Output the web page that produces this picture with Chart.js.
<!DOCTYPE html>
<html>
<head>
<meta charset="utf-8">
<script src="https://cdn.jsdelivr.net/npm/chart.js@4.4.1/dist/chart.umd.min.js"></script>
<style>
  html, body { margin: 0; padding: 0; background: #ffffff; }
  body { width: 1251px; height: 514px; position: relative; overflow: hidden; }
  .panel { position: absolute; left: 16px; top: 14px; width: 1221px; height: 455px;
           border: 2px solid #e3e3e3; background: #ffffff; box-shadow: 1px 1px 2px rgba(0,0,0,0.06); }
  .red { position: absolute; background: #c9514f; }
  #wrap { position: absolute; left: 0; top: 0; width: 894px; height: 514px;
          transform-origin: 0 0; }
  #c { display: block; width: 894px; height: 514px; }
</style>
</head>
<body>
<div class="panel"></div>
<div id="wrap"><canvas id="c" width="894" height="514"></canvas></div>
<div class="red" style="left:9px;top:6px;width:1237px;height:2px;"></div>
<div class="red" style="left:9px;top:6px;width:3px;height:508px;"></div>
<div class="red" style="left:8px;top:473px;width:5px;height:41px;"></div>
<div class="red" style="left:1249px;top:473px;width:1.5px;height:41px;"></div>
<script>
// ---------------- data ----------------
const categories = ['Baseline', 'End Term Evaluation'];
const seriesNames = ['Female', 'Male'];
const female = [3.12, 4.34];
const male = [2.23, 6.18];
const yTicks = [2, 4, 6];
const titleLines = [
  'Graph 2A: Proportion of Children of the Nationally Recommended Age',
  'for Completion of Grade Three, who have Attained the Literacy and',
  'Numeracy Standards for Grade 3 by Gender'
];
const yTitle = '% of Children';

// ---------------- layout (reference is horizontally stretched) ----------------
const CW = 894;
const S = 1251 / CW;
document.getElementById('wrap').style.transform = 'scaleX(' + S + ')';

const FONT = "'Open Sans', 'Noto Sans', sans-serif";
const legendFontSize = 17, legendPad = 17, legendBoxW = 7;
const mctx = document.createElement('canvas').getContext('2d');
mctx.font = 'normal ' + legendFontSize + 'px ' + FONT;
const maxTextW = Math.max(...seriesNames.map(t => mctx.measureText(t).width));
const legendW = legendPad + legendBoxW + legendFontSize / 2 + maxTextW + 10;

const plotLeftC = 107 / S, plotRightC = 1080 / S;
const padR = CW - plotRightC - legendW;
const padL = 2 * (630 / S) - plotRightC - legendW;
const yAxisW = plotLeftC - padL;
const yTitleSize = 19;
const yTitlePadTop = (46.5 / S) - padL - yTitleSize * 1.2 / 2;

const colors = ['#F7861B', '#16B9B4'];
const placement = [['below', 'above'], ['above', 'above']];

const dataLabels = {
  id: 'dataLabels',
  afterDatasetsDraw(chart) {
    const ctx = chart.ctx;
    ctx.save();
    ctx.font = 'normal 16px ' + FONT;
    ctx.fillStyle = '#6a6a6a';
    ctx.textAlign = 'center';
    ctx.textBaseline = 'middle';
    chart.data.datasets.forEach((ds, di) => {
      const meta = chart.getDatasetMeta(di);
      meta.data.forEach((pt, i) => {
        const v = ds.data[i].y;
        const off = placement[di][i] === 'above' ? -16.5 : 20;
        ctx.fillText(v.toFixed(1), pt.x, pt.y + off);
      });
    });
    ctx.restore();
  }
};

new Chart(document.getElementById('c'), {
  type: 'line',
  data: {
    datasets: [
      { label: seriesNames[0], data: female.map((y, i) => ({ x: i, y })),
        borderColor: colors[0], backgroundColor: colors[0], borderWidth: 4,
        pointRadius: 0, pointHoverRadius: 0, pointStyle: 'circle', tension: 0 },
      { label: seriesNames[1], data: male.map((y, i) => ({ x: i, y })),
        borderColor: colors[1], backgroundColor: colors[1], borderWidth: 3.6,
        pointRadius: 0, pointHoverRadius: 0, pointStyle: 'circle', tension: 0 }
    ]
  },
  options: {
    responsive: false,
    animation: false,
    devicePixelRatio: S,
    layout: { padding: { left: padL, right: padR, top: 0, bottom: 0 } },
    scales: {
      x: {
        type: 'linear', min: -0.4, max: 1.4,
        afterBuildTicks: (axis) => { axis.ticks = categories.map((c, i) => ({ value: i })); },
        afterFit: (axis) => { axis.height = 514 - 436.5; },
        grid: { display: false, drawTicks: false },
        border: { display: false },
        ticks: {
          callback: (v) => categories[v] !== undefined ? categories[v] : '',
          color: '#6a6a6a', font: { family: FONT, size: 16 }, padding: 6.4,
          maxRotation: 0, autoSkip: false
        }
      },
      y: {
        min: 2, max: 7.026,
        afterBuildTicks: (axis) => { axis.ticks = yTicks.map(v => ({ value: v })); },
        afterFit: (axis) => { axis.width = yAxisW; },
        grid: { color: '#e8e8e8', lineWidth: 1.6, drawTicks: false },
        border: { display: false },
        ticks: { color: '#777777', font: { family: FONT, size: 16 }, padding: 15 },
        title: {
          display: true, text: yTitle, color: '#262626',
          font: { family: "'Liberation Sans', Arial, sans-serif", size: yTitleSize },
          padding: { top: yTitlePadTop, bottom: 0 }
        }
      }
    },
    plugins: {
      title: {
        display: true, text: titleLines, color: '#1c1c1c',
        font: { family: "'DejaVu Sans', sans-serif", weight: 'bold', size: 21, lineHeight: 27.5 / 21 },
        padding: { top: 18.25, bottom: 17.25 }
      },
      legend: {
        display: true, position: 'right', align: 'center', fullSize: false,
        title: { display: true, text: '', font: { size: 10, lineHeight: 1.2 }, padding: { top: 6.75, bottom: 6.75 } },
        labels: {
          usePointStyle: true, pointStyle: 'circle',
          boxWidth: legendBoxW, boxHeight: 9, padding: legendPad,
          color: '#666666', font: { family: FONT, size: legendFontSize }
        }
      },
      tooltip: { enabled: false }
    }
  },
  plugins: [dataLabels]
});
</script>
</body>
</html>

· · ·

Task statement
Emit the full listing verbatim.

Task output
Output the web page that produces this picture with Chart.js.
<!DOCTYPE html>
<html>
<head>
<meta charset="utf-8">
<script src="https://cdn.jsdelivr.net/npm/chart.js@4.4.1/dist/chart.umd.min.js"></script>
<style>
  html, body { margin: 0; padding: 0; background: #ffffff; }
  body { width: 1251px; height: 514px; position: relative; overflow: hidden; }
  .panel { position: absolute; left: 16px; top: 14px; width: 1221px; height: 455px;
           border: 2px solid #e3e3e3; background: #ffffff; box-shadow: 1px 1px 2px rgba(0,0,0,0.06); }
  .red { position: absolute; background: #c9514f; }
  #wrap { position: absolute; left: 0; top: 0; width: 894px; height: 514px;
          transform-origin: 0 0; }
  #c { display: block; width: 894px; height: 514px; }
</style>
</head>
<body>
<div class="panel"></div>
<div id="wrap"><canvas id="c" width="894" height="514"></canvas></div>
<div class="red" style="left:9px;top:6px;width:1237px;height:2px;"></div>
<div class="red" style="left:9px;top:6px;width:3px;height:508px;"></div>
<div class="red" style="left:8px;top:473px;width:5px;height:41px;"></div>
<div class="red" style="left:1249px;top:473px;width:1.5px;height:41px;"></div>
<script>
// ---------------- data ----------------
const categories = ['Baseline', 'End Term Evaluation'];
const seriesNames = ['Female', 'Male'];
const female = [3.12, 4.34];
const male = [2.23, 6.18];
const yTicks = [2, 4, 6];
const titleLines = [
  'Graph 2A: Proportion of Children of the Nationally Recommended Age',
  'for Completion of Grade Three, who have Attained the Literacy and',
  'Numeracy Standards for Grade 3 by Gender'
];
const yTitle = '% of Children';

// ---------------- layout (reference is horizontally stretched) ----------------
const CW = 894;
const S = 1251 / CW;
document.getElementById('wrap').style.transform = 'scaleX(' + S + ')';

const FONT = "'Open Sans', 'Noto Sans', sans-serif";
const legendFontSize = 17, legendPad = 17, legendBoxW = 7;
const mctx = document.createElement('canvas').getContext('2d');
mctx.font = 'normal ' + legendFontSize + 'px ' + FONT;
const maxTextW = Math.max(...seriesNames.map(t => mctx.measureText(t).width));
const legendW = legendPad + legendBoxW + legendFontSize / 2 + maxTextW + 10;

const plotLeftC = 107 / S, plotRightC = 1080 / S;
const padR = CW - plotRightC - legendW;
const padL = 2 * (630 / S) - plotRightC - legendW;
const yAxisW = plotLeftC - padL;
const yTitleSize = 19;
const yTitlePadTop = (46.5 / S) - padL - yTitleSize * 1.2 / 2;

const colors = ['#F7861B', '#16B9B4'];
const placement = [['below', 'above'], ['above', 'above']];

const dataLabels = {
  id: 'dataLabels',
  afterDatasetsDraw(chart) {
    const ctx = chart.ctx;
    ctx.save();
    ctx.font = 'normal 16px ' + FONT;
    ctx.fillStyle = '#6a6a6a';
    ctx.textAlign = 'center';
    ctx.textBaseline = 'middle';
    chart.data.datasets.forEach((ds, di) => {
      const meta = chart.getDatasetMeta(di);
      meta.data.forEach((pt, i) => {
        const v = ds.data[i].y;
        const off = placement[di][i] === 'above' ? -16.5 : 20;
        ctx.fillText(v.toFixed(1), pt.x, pt.y + off);
      });
    });
    ctx.restore();
  }
};

new Chart(document.getElementById('c'), {
  type: 'line',
  data: {
    datasets: [
      { label: seriesNames[0], data: female.map((y, i) => ({ x: i, y })),
        borderColor: colors[0], backgroundColor: colors[0], borderWidth: 4,
        pointRadius: 0, pointHoverRadius: 0, pointStyle: 'circle', tension: 0 },
      { label: seriesNames[1], data: male.map((y, i) => ({ x: i, y })),
        borderColor: colors[1], backgroundColor: colors[1], borderWidth: 3.6,
        pointRadius: 0, pointHoverRadius: 0, pointStyle: 'circle', tension: 0 }
    ]
  },
  options: {
    responsive: false,
    animation: false,
    devicePixelRatio: S,
    layout: { padding: { left: padL, right: padR, top: 0, bottom: 0 } },
    scales: {
      x: {
        type: 'linear', min: -0.4, max: 1.4,
        afterBuildTicks: (axis) => { axis.ticks = categories.map((c, i) => ({ value: i })); },
        afterFit: (axis) => { axis.height = 514 - 436.5; },
        grid: { display: false, drawTicks: false },
        border: { display: false },
        ticks: {
          callback: (v) => categories[v] !== undefined ? categories[v] : '',
          color: '#6a6a6a', font: { family: FONT, size: 16 }, padding: 6.4,
          maxRotation: 0, autoSkip: false
        }
      },
      y: {
        min: 2, max: 7.026,
        afterBuildTicks: (axis) => { axis.ticks = yTicks.map(v => ({ value: v })); },
        afterFit: (axis) => { axis.width = yAxisW; },
        grid: { color: '#e8e8e8', lineWidth: 1.6, drawTicks: false },
        border: { display: false },
        ticks: { color: '#777777', font: { family: FONT, size: 16 }, padding: 15 },
        title: {
          display: true, text: yTitle, color: '#262626',
          font: { family: "'Liberation Sans', Arial, sans-serif", size: yTitleSize },
          padding: { top: yTitlePadTop, bottom: 0 }
        }
      }
    },
    plugins: {
      title: {
        display: true, text: titleLines, color: '#1c1c1c',
        font: { family: "'DejaVu Sans', sans-serif", weight: 'bold', size: 21, lineHeight: 27.5 / 21 },
        padding: { top: 18.25, bottom: 17.25 }
      },
      legend: {
        display: true, position: 'right', align: 'center', fullSize: false,
        title: { display: true, text: '', font: { size: 10, lineHeight: 1.2 }, padding: { top: 6.75, bottom: 6.75 } },
        labels: {
          usePointStyle: true, pointStyle: 'circle',
          boxWidth: legendBoxW, boxHeight: 9, padding: legendPad,
          color: '#666666', font: { family: FONT, size: legendFontSize }
        }
      },
      tooltip: { enabled: false }
    }
  },
  plugins: [dataLabels]
});
</script>
</body>
</html>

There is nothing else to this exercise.